At what points on a (wired) phone connection can a wiretap occur?
At any of these points, if an attacker gains access, is it possible to intercept/read/modify internet traffic that uses the line?
At what points on a (wired) phone connection can a wiretap occur?
At any of these points, if an attacker gains access, is it possible to intercept/read/modify internet traffic that uses the line?
Data traveling over wires is vulnerable.
Physical access to a network’s signal provides an attacker with the capability of reading any cleartext (unencrypted) traffic traveling over that network. It doesn’t matter if it’s a phone line, Ethernet, or WiFi signal.
Radio signals are an obvious target for eavesdropping, because the signal is literally broadcast in all directions. With WiFi signals being so easy for anyone nearby to intercept, the WiFi security standards have been designed to encrypt all the data riding over the airwaves, making interception at that specific link in the network harder.
However, the same philosophy has never been applied to hard wired connections. Wired connections are not encrypted by default. Tapping a phone wire is not something a typical person imagines could be done while sitting at a table in a coffee shop, or walking down a hallway. Those same people tend to think those wires are private.

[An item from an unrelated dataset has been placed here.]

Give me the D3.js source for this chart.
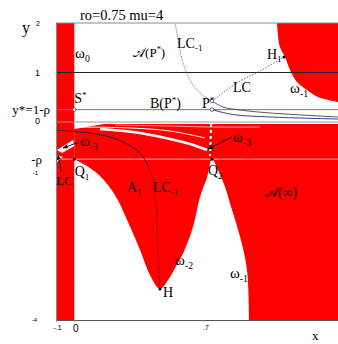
<!DOCTYPE html>
<meta charset="utf-8">
<style>
body { margin: 0; background: #fff; }
svg { display: block; font-family: "Liberation Serif", "Times New Roman", serif; }
.tick text { font-family: "Liberation Sans", Arial, sans-serif; fill: #000; }
</style>
<svg width="338" height="344"></svg>
<script src="https://d3js.org/d3.v7.min.js"></script>
<script>

// ticks
var xTickValues = [-0.1, 0, 0.7],
    xTickLabels = ["-.1", "0", ".7"];
var yTickValues = [2, 1, 0.25, 0, -0.75, -1, -4],
    yTickLabels = ["2", "1", "y*=1-\u03c1", "0", "-\u03c1", "-1", "-4"];

// reference lines (y values)
var hLineValues = [1, 0.25, 0, -0.75];

// red basin boundaries
var stripX = [-0.1, 0];
var bandTop = -0.04;
var upperRedX = [1.107, 1.123, 1.151, 1.178, 1.216, 1.271, 1.331, 1.44],
    upperRedY = [2, 1.515, 1.313, 1.051, 0.808, 0.646, 0.505, 0.404];
var vLeftX = [0, 0.069, 0.14, 0.222, 0.293, 0.359, 0.413, 0.468],
    vLeftY = [-0.75, -0.89, -1.09, -1.475, -2.02, -2.586, -3.091, -3.374];
var omegaLeftX = [0.468, 0.512, 0.55, 0.594, 0.648, 0.686, 0.725, 0.752],
    omegaLeftY = [-3.374, -3.192, -2.949, -2.65, -2.12, -1.52, -1.11, -0.75];
var omegaRightX = [0.752, 0.785, 0.823, 0.85, 0.905, 0.943, 0.954],
    omegaRightY = [-0.75, -0.97, -1.31, -1.64, -2.32, -2.99, -4];

// white streaks inside the red band
var streakAX = [0.14, 0.359, 0.523, 0.632, 0.725],
    streakAY = [-0.141, -0.222, -0.343, -0.444, -0.566];
var streakBX = [0.031, 0.304, 0.523, 0.714],
    streakBY = [-0.101, -0.121, -0.182, -0.323];
var streakCX = [0.222, 0.523, 0.741, 1.014],
    streakCY = [-0.061, -0.081, -0.101, -0.101];
var streakDX = [0.747, 0.741],
    streakDY = [-0.04, -0.687];
var wedgeX = [0, 0.195, 0],
    wedgeY = [-0.02, -0.02, -0.141];
var stripHoleX = [-0.095, -0.007, 0, -0.067],
    stripHoleY = [-0.566, -0.364, -0.485, -0.626];
var stripHole2X = [-0.1, -0.062, -0.1],
    stripHole2Y = [-0.667, -0.707, -0.828];

// critical curves
var lcm1UpX = [0.55, 0.561, 0.577, 0.594, 0.632, 0.686, 0.752],
    lcm1UpY = [1.98, 1.798, 1.455, 1.192, 0.848, 0.586, 0.424];
var lcX = [0.752, 0.889, 1.014, 1.145],
    lcY = [0.424, 0.79, 1.03, 1.313];
var pRightX = [0.752, 0.812, 0.905, 1.069, 1.44],
    pRightY = [0.424, 0.303, 0.242, 0.182, 0.101];
var pBlueX = [0.752, 0.823, 0.889, 1.069, 1.44],
    pBlueY = [0.25, 0.182, 0.141, 0.101, 0.06];
var lcm1LowX = [-0.1, -0.045, 0.08, 0.195, 0.266, 0.353, 0.402],
    lcm1LowY = [-0.162, -0.182, -0.222, -0.303, -0.404, -0.606, -0.869];
var lcm1DownX = [0.402, 0.43, 0.446, 0.457, 0.468],
    lcm1DownY = [-0.869, -1.172, -1.636, -2.586, -3.374];

// marked points
var pointX = [0, 0.752, 0.752, 0, 0.752, 0.468, 1.145],
    pointY = [0.25, 0.424, 0.25, -0.75, -0.75, -3.374, 1.313];

function pts(xs, ys) { return xs.map(function(d, i) { return [d, ys[i]]; }); }

var svg = d3.select("svg");
var x = d3.scaleLinear().domain([-0.1, 1.44]).range([56, 338]),
    y = d3.scaleLinear().domain([-4, 2]).range([320, 23]);

var line = d3.line().x(function(d) { return x(d[0]); }).y(function(d) { return y(d[1]); });
var smooth = d3.line().x(function(d) { return x(d[0]); }).y(function(d) { return y(d[1]); })
    .curve(d3.curveCatmullRom);

svg.append("defs").append("clipPath").attr("id", "plot")
  .append("rect").attr("x", 56).attr("y", 23).attr("width", 282).attr("height", 297);
svg.select("defs").append("marker")
    .attr("id", "arr").attr("viewBox", "0 0 10 10").attr("refX", 9).attr("refY", 5)
    .attr("markerWidth", 7).attr("markerHeight", 7).attr("orient", "auto")
  .append("path").attr("d", "M0,1 L10,5 L0,9 L3,5 Z").attr("fill", "#000");

var g = svg.append("g").attr("clip-path", "url(#plot)");

// red areas
g.append("rect")
    .attr("x", x(stripX[0])).attr("y", y(2))
    .attr("width", x(stripX[1]) - x(stripX[0])).attr("height", y(-4) - y(2))
    .attr("fill", "#ff0000");
g.append("rect")
    .attr("x", x(0)).attr("y", y(bandTop))
    .attr("width", x(1.44) - x(0)).attr("height", y(-4) - y(bandTop))
    .attr("fill", "#ff0000");
g.append("path")
    .attr("d", smooth(pts(upperRedX, upperRedY)) + "L" + x(1.44) + "," + y(2) + "Z")
    .attr("fill", "#ff0000");

// white basin below
var boundary = pts(vLeftX, vLeftY)
    .concat(pts(omegaLeftX, omegaLeftY).slice(1))
    .concat(pts(omegaRightX, omegaRightY).slice(1));
g.append("path")
    .attr("d", smooth(boundary) + "L" + x(0) + "," + y(-4) + "Z")
    .attr("fill", "#fff");

// fractal fingers
g.append("path").attr("d", line(pts(wedgeX, wedgeY)) + "Z").attr("fill", "#fff");
g.append("path").attr("d", line(pts(stripHoleX, stripHoleY)) + "Z").attr("fill", "#fff");
g.append("path").attr("d", line(pts(stripHole2X, stripHole2Y)) + "Z").attr("fill", "#fff");
g.append("path").attr("d", smooth(pts(streakAX, streakAY)))
    .attr("fill", "none").attr("stroke", "#fff").attr("stroke-width", 2.5);
g.append("path").attr("d", smooth(pts(streakBX, streakBY)))
    .attr("fill", "none").attr("stroke", "#fff").attr("stroke-width", 1);
g.append("path").attr("d", smooth(pts(streakCX, streakCY)))
    .attr("fill", "none").attr("stroke", "#fff").attr("stroke-width", 0.8).attr("opacity", 0.8);
g.append("path").attr("d", line(pts(streakDX, streakDY)))
    .attr("fill", "none").attr("stroke", "#fff").attr("stroke-width", 2)
    .attr("stroke-dasharray", "3,3");

// horizontal reference lines
var hStroke = ["#222", "#777", "#999", "#f6b4b4"];
g.selectAll(".hline")
  .data(hLineValues)
  .enter().append("line")
    .attr("class", "hline")
    .attr("x1", 56).attr("x2", 338)
    .attr("y1", function(d) { return y(d); }).attr("y2", function(d) { return y(d); })
    .attr("stroke", function(d, i) { return hStroke[i]; })
    .attr("stroke-width", 1);

// critical curves
g.append("path").attr("d", smooth(pts(lcm1UpX, lcm1UpY)))
    .attr("fill", "none").attr("stroke", "#8a8aa0").attr("stroke-width", 1)
    .attr("stroke-dasharray", "1.5,1");
g.append("path").attr("d", smooth(pts(lcX, lcY)))
    .attr("fill", "none").attr("stroke", "#6a6ab0").attr("stroke-width", 1)
    .attr("stroke-dasharray", "1.5,1.5");
g.append("path").attr("d", smooth(pts(pRightX, pRightY)))
    .attr("fill", "none").attr("stroke", "#555").attr("stroke-width", 1);
g.append("path").attr("d", smooth(pts(pBlueX, pBlueY)))
    .attr("fill", "none").attr("stroke", "#3a3a90").attr("stroke-width", 1);
g.append("path").attr("d", smooth(pts(lcm1LowX, lcm1LowY)))
    .attr("fill", "none").attr("stroke", "#1c1c50").attr("stroke-width", 0.9);
g.append("path").attr("d", smooth(pts(lcm1DownX, lcm1DownY)))
    .attr("fill", "none").attr("stroke", "#401010").attr("stroke-width", 0.9)
    .attr("stroke-dasharray", "1.5,1.5");

// frame
svg.append("line").attr("x1", 56).attr("x2", 338).attr("y1", 23).attr("y2", 23)
    .attr("stroke", "#888");

// axes
var yAxis = svg.append("g")
    .attr("transform", "translate(56,0)")
    .call(d3.axisLeft(y).tickValues(yTickValues)
      .tickFormat(function(d, i) { return yTickLabels[i]; }).tickSize(0).tickPadding(16));
yAxis.select(".domain").attr("stroke", "#888");
var ySize = [7, 9, 13, 9, 13, 6, 6],
    yPad = [-16, -16, -6, -16, -14, -18, -19],
    yShift = [0, 0, 0, -1, 0, 1, 0];
yAxis.selectAll(".tick text")
    .attr("font-size", function(d, i) { return ySize[i]; })
    .attr("x", function(d, i) { return yPad[i]; })
    .attr("dy", function(d, i) { return (0.32 * ySize[i] + yShift[i]) + "px"; })
    .style("font-family", function(d, i) { return (i === 2 || i === 4) ? "Liberation Serif, serif" : null; });

var xAxis = svg.append("g")
    .attr("transform", "translate(0,320)")
    .call(d3.axisBottom(x).tickValues(xTickValues)
      .tickFormat(function(d, i) { return xTickLabels[i]; }).tickSize(2).tickPadding(3));
xAxis.select(".domain").attr("stroke", "#555");
xAxis.selectAll(".tick line").attr("stroke", "#999");
var xSize = [7, 10, 7];
xAxis.selectAll(".tick text")
    .attr("font-size", function(d, i) { return xSize[i]; })
    .attr("dx", function(d, i) { return i === 2 ? 3 : 1; });

// points
svg.selectAll(".pt")
  .data(pts(pointX, pointY))
  .enter().append("circle")
    .attr("class", "pt")
    .attr("cx", function(d) { return x(d[0]); })
    .attr("cy", function(d) { return y(d[1]); })
    .attr("r", function(d, i) { return i < 3 ? 1.8 : 1.5; })
    .attr("fill", function(d, i) { return i < 3 ? "#fff" : "#000"; })
    .attr("stroke", function(d, i) { return i < 3 ? "#444" : "none"; })
    .attr("stroke-width", 0.8);

// arrows
var arrows = [
  [[0.026, -0.404], [-0.061, -0.525]],
  [[-0.072, -1.0], [-0.089, -0.667]],
  [[0.861, -0.303], [0.73, -0.545]]
];
svg.selectAll(".arrow")
  .data(arrows)
  .enter().append("path")
    .attr("d", function(d) { return line(d); })
    .attr("stroke", "#000").attr("stroke-width", 0.9)
    .attr("marker-end", "url(#arr)");

// labels: parts are [text, "sub" | "sup" | ""]
function label(parts, xd, yd, size) {
  var t = svg.append("text").attr("x", x(xd)).attr("y", y(yd))
      .attr("font-size", size).attr("fill", "#000");
  var shift = 0;
  parts.forEach(function(p) {
    var s = t.append("tspan").text(p[0]);
    var target = p[1] === "sub" ? size * 0.25 : p[1] === "sup" ? -size * 0.35 : 0;
    if (target !== shift) { s.attr("dy", target - shift); shift = target; }
    if (p[1]) s.attr("font-size", size * 0.65);
  });
}

label([["\u03c9", ""], ["0", "sub"]], 0.004, 1.293, 15);
label([["\ud835\udc9c(P", ""], ["*", "sup"], [")", ""]], 0.321, 1.313, 13);
label([["LC", ""], ["-1", "sub"]], 0.561, 1.495, 14);
label([["H", ""], ["1", "sub"]], 1.052, 1.273, 14);
label([["LC", ""]], 0.867, 0.606, 14);
label([["\u03c9", ""], ["-1", "sub"]], 1.178, 0.586, 15);
label([["S", ""], ["*", "sup"]], 0.0, 0.384, 14);
label([["B(P", ""], ["*", "sup"], [")", ""]], 0.413, 0.283, 14);
label([["P", ""], ["*", "sup"]], 0.697, 0.283, 14);
label([["\u03c9", ""], ["-3", "sub"]], 0.031, -0.485, 15);
label([["Q", ""], ["1", "sub"]], 0.002, -1.091, 14);
label([["LC", ""]], -0.098, -1.27, 13);
label([["A", ""], ["1", "sub"]], 0.288, -1.414, 14);
label([["LC", ""], ["-1", "sub"]], 0.43, -1.414, 14);
label([["\u03c9", ""], ["-3", "sub"]], 0.867, -0.404, 15);
label([["Q", ""], ["2", "sub"]], 0.73, -1.071, 14);
label([["\ud835\udc9c(\u221e)", ""]], 1.041, -1.515, 14);
label([["\u03c9", ""], ["-2", "sub"]], 0.55, -2.889, 15);
label([["\u03c9", ""], ["-1", "sub"]], 0.85, -3.152, 15);
label([["H", ""]], 0.484, -3.535, 14);

svg.append("text").attr("x", 80).attr("y", 20).attr("font-size", 14.5).text("ro=0.75 mu=4");
svg.append("text").attr("x", 22).attr("y", 33).attr("font-size", 16).text("y");
svg.append("text").attr("x", 312).attr("y", 340).attr("font-size", 13).text("x");

</script>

But technology has advanced for everyone. You can buy a LAN tap for a few dollars, and hard wire your own tap. You can buy a Packet Squirrel for a hundred bucks and plug it in to an Ethernet port on the back of a WiFi access point, and you’ll have cellular access to whatever data travels over that network - without breaking the WiFi encryption.
Instead of trusting the security of the wires, you should secure your communications. Make sure you are connected using HTTPS (the little padlock appears in your browser. ) Don’t fall for phishing emails. Take security precautions assuming that all your data, both wired and wireless, might be intercepted.
Edit to address comment:
HTTPS uses TLS to encrypt the data between the client and server regardless of the network hardware between them. With TLS it doesn’t matter if they’re apps on mobile phones or browsers on hard-wired PCs, the data is secured the exact same way. Your browser or app is one end of the secure connection, and the web server is the other end. Person-in-the-middle attacks on TLS ultimately require compromise of one endpoint or the other.
No one can guarantee the absolute security of HTTPS, because there have obviously been many successful attacks, including spoofed sites with fake URLs and legit certificates; injection of a compromised trusted root certificate in the client and a PITM proxy; weaknesses in the SSL protocol; forged MD5 certificates; compromised certificate authorities; keylogger malware on the client; malware on the server; etc. But as of late 2018, TLS 1.2 is as close to resistant against network wiretap-type attacks as it gets.